Begin RECORDED DATA

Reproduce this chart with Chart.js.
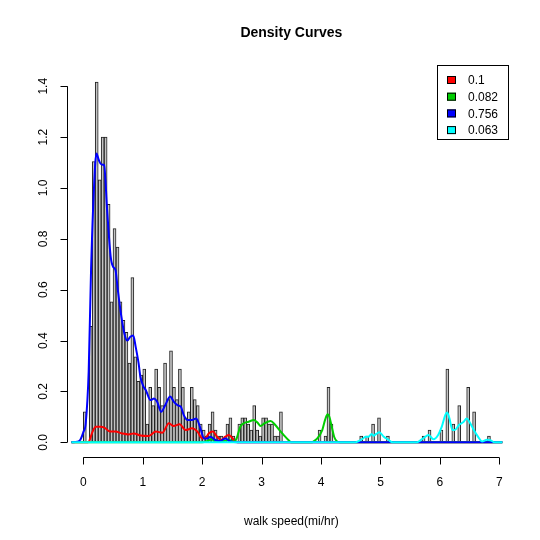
<!DOCTYPE html>
<html>
<head>
<meta charset="utf-8">
<script src="https://cdn.jsdelivr.net/npm/chart.js@4.4.1/dist/chart.umd.min.js"></script>
<style>html,body{margin:0;padding:0;background:#fff}</style>
</head>
<body>
<canvas id="chart" width="540" height="540"></canvas>
<script>
// histogram: bins of 0.05 starting at 0
const binWidth = 0.05;
const densities = [
  0.120, 0, 0.456, 1.104, 1.416, 1.032, 1.200, 1.200, 0.936, 0.552,
  0.840, 0.768, 0.552, 0.480, 0.432, 0.312, 0.648, 0.336, 0.240, 0.264,
  0.288, 0.072, 0.216, 0.144, 0.288, 0.216, 0.144, 0.312, 0.168, 0.360,
  0.216, 0.168, 0.288, 0.216, 0.096, 0.120, 0.216, 0.168, 0.144, 0.072,
  0.048, 0.024, 0.072, 0.120, 0.048, 0.024, 0.024, 0, 0.072, 0.096,
  0.024, 0, 0.072, 0.096, 0.096, 0.072, 0.048, 0.144, 0.048, 0.024,
  0.096, 0.096, 0.072, 0.072, 0.024, 0.024, 0.120, 0, 0, 0,
  0, 0, 0, 0, 0, 0, 0, 0, 0, 0.048,
  0, 0.024, 0.216, 0.072, 0, 0, 0, 0, 0, 0,
  0, 0, 0, 0.024, 0, 0.024, 0, 0.072, 0, 0.096,
  0, 0, 0.024, 0, 0, 0, 0, 0, 0, 0,
  0, 0, 0, 0, 0.024, 0, 0.048, 0, 0, 0,
  0.048, 0, 0.288, 0, 0.072, 0, 0.144, 0, 0, 0.216,
  0, 0.120, 0, 0, 0, 0, 0.024, 0, 0, 0
];

// weighted density curves [x, y]
const redCurve = [[-0.2,0],[0.05,0],[0.09,0.002],[0.15,0.039],[0.21,0.061],[0.29,0.061],[0.36,0.057],[0.45,0.042],[0.54,0.042],[0.65,0.035],[0.76,0.031],[0.85,0.035],[0.96,0.027],[1.10,0.025],[1.22,0.042],[1.33,0.038],[1.44,0.075],[1.52,0.064],[1.62,0.071],[1.72,0.048],[1.83,0.055],[1.92,0.042],[2.0,0.016],[2.06,0.018],[2.11,0.035],[2.18,0.042],[2.25,0.022],[2.32,0.009],[2.39,0.022],[2.45,0.029],[2.51,0.016],[2.56,0.002],[2.65,0],[7.05,0]];
const greenCurve = [[-0.2,0],[2.0,0],[2.08,0.004],[2.15,0.012],[2.22,0.006],[2.3,0.002],[2.38,0.006],[2.45,0.009],[2.53,0.002],[2.58,0.016],[2.64,0.061],[2.70,0.075],[2.78,0.081],[2.87,0.088],[2.94,0.075],[2.98,0.064],[3.05,0.075],[3.15,0.084],[3.23,0.068],[3.30,0.048],[3.37,0.029],[3.45,0.009],[3.50,0],[3.85,0],[3.88,0.005],[3.94,0.016],[4.02,0.048],[4.07,0.09],[4.11,0.11],[4.14,0.10],[4.18,0.061],[4.22,0.022],[4.27,0.003],[4.32,0],[7.05,0]];
const blueCurve = [[-0.2,0],[-0.1,0.002],[-0.05,0.01],[0.0,0.04],[0.04,0.075],[0.09,0.28],[0.13,0.68],[0.18,1.005],[0.22,1.136],[0.26,1.11],[0.30,1.093],[0.35,1.09],[0.40,0.913],[0.46,0.73],[0.50,0.69],[0.54,0.678],[0.58,0.6],[0.64,0.494],[0.69,0.428],[0.74,0.40],[0.79,0.415],[0.84,0.42],[0.88,0.376],[0.93,0.31],[0.96,0.258],[1.01,0.22],[1.05,0.206],[1.13,0.166],[1.19,0.172],[1.24,0.16],[1.31,0.12],[1.38,0.147],[1.46,0.18],[1.52,0.16],[1.59,0.145],[1.64,0.14],[1.69,0.107],[1.75,0.088],[1.83,0.088],[1.90,0.094],[1.97,0.055],[2.03,0.016],[2.08,0.015],[2.14,0.022],[2.22,0.009],[2.30,0.005],[2.39,0.015],[2.47,0.004],[2.6,0],[7.05,0]];
const cyanCurve = [[-0.2,0],[4.58,0],[4.64,0.006],[4.69,0.012],[4.75,0.022],[4.80,0.022],[4.85,0.033],[4.88,0.026],[4.93,0.033],[4.98,0.040],[5.05,0.023],[5.14,0.009],[5.2,0],[5.6,0],[5.64,0.003],[5.72,0.016],[5.81,0.029],[5.89,0.012],[5.97,0.029],[6.03,0.061],[6.09,0.107],[6.12,0.117],[6.16,0.094],[6.21,0.048],[6.25,0.048],[6.32,0.068],[6.40,0.081],[6.45,0.094],[6.51,0.075],[6.57,0.048],[6.64,0.022],[6.71,0.003],[6.79,0.01],[6.85,0.008],[6.92,0],[7.05,0]];

const legendLabels = ["0.1", "0.082", "0.756", "0.063"];
const curveColors = ["#ff0000", "#00cd00", "#0000ff", "#00ffff"];
const xTicks = [0, 1, 2, 3, 4, 5, 6, 7];
const yTicks = [0, 0.2, 0.4, 0.6, 0.8, 1.0, 1.2, 1.4];
const yTickLabels = ["0.0", "0.2", "0.4", "0.6", "0.8", "1.0", "1.2", "1.4"];

const FONT = '"Liberation Sans", Arial, sans-serif';

const toPts = arr => arr.map(([x, y]) => ({ x, y }));
const curves = [redCurve, greenCurve, blueCurve, cyanCurve];

const rAxes = {
  id: "rAxes",
  afterDraw(chart) {
    const { ctx, chartArea: a } = chart;
    const xs = chart.scales.x, ys = chart.scales.y;
    ctx.save();
    ctx.strokeStyle = "#000";
    ctx.fillStyle = "#000";
    ctx.lineWidth = 1;

    // x axis
    const yb = Math.round(a.bottom) + 0.5;
    ctx.beginPath();
    ctx.moveTo(xs.getPixelForValue(xTicks[0]), yb);
    ctx.lineTo(xs.getPixelForValue(xTicks[xTicks.length - 1]), yb);
    xTicks.forEach(t => {
      const px = Math.round(xs.getPixelForValue(t)) + 0.5;
      ctx.moveTo(px, yb); ctx.lineTo(px, yb + 7);
    });
    ctx.stroke();
    ctx.font = "12px " + FONT;
    ctx.textAlign = "center";
    ctx.textBaseline = "middle";
    xTicks.forEach(t => ctx.fillText(String(t), xs.getPixelForValue(t), yb + 25));

    // y axis
    const xl = Math.round(a.left) + 0.5;
    ctx.beginPath();
    ctx.moveTo(xl, ys.getPixelForValue(yTicks[0]));
    ctx.lineTo(xl, ys.getPixelForValue(yTicks[yTicks.length - 1]));
    yTicks.forEach(t => {
      const py = Math.round(ys.getPixelForValue(t)) + 0.5;
      ctx.moveTo(xl, py); ctx.lineTo(xl - 7, py);
    });
    ctx.stroke();
    yTicks.forEach((t, i) => {
      ctx.save();
      ctx.translate(xl - 24, ys.getPixelForValue(t));
      ctx.rotate(-Math.PI / 2);
      ctx.fillText(yTickLabels[i], 0, 0);
      ctx.restore();
    });

    // titles
    const cx = (a.left + a.right) / 2;
    ctx.font = "bold 14px " + FONT;
    ctx.fillText("Density Curves", cx, 33);
    ctx.font = "12px " + FONT;
    ctx.fillText("walk speed(mi/hr)", cx, 522);

    // legend
    const lx = 437, ly = 65, lw = 71, lh = 74;
    ctx.strokeRect(lx + 0.5, ly + 0.5, lw, lh);
    ctx.textAlign = "left";
    legendLabels.forEach((lab, i) => {
      const ry = ly + 15 + i * 16.7;
      ctx.fillStyle = curveColors[i];
      ctx.fillRect(lx + 10, ry - 4, 9, 8);
      ctx.strokeRect(lx + 10.5, ry - 3.5, 8, 7);
      ctx.fillStyle = "#000";
      ctx.fillText(lab, lx + 31, ry + 1);
    });
    ctx.restore();
  }
};

const datasets = [{
  type: "bar",
  data: densities.map((d, i) => ({ x: binWidth * (i + 0.5), y: d })),
  backgroundColor: "#c4c4c4",
  borderColor: "#222",
  borderWidth: 1,
  barPercentage: 1,
  categoryPercentage: 1,
  order: 10
}].concat(curves.map((c, i) => ({
  type: "line",
  data: toPts(c),
  borderColor: curveColors[i],
  borderWidth: 2,
  pointRadius: 0,
  cubicInterpolationMode: "monotone",
  fill: false,
  order: 4 - i
})));

new Chart(document.getElementById("chart"), {
  type: "bar",
  data: { datasets },
  options: {
    responsive: false,
    animation: false,
    layout: { padding: { left: 66.7, top: 67.8, right: 24, bottom: 83.3 } },
    plugins: { legend: { display: false }, tooltip: { enabled: false }, title: { display: false } },
    scales: {
      x: { type: "linear", min: -0.28, max: 7.28, offset: false, display: false },
      y: { type: "linear", min: -0.0566, max: 1.4726, display: false }
    }
  },
  plugins: [rAxes]
});
</script>
</body>
</html>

End RECORDED DATA

Pick out the lines above that hold the string "chart" and show them.

Reproduce this chart with Chart.js.
<script src="https://cdn.jsdelivr.net/npm/chart.js@4.4.1/dist/chart.umd.min.js"></script>
<canvas id="chart" width="540" height="540"></canvas>
  afterDraw(chart) {
    const { ctx, chartArea: a } = chart;
    const xs = chart.scales.x, ys = chart.scales.y;
new Chart(document.getElementById("chart"), {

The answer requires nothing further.